We’ve officially made the offer on the Asheville home! Our Apex home was inspected yesterday. I’m keeping my fingers crossed until due diligence expires.

Today I ran at Umstead Park, my old stomping grounds. Uhm, I haven’t run there in years. Whilst running I was flooded with memories, including:

  • Running with Brian. We’d usually run together 3 or 4 times a week. Our conversations and discussions were always interesting.
  • Meeting with a group of Raleigh Running Outfitters runners most Saturdays and/or Sundays. Sam, John, Greg, Jim, to name a few.
  • Racing the Umstead Marathon three times, placing 2nd two times and then finally winning. And never running the race again.
  • Running with Xander. He loved being off leash and running with a group!
  • Always being the front runner. As I kinda sorta like running through spiderwebs, this was even more fun.
  • Falling and breaking the pinky finger of my right hand.

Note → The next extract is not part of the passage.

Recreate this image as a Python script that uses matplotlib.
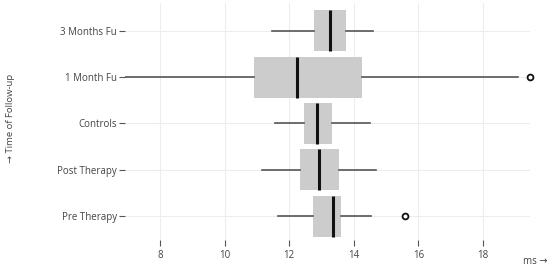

I dislike the expression “I know that like I know the back of my hand.” I don’t know the back of my hand very well. I know the trails at Umstead much better than I know the back of my hand, and I remembered just about every twist and turn of Sycamore Trail! I initially set out to run five miles but five quickly turned into 10. If I had brought hydration I would’ve run even more.

Today marks the 25th anniversary of Wade, my first partner’s, death. To say that I’m an emotional wreck would truly be an understatement. I vividly recall being with him as he took his last breath. There has not been a day gone by since his death of melanoma that I haven’t thought of him. That’s over 9,000 days. I didn’t invite anyone to join me for the run as I knew I’d need the time to both reminisce and process.

That doesn’t mean that I don’t like a good selfie.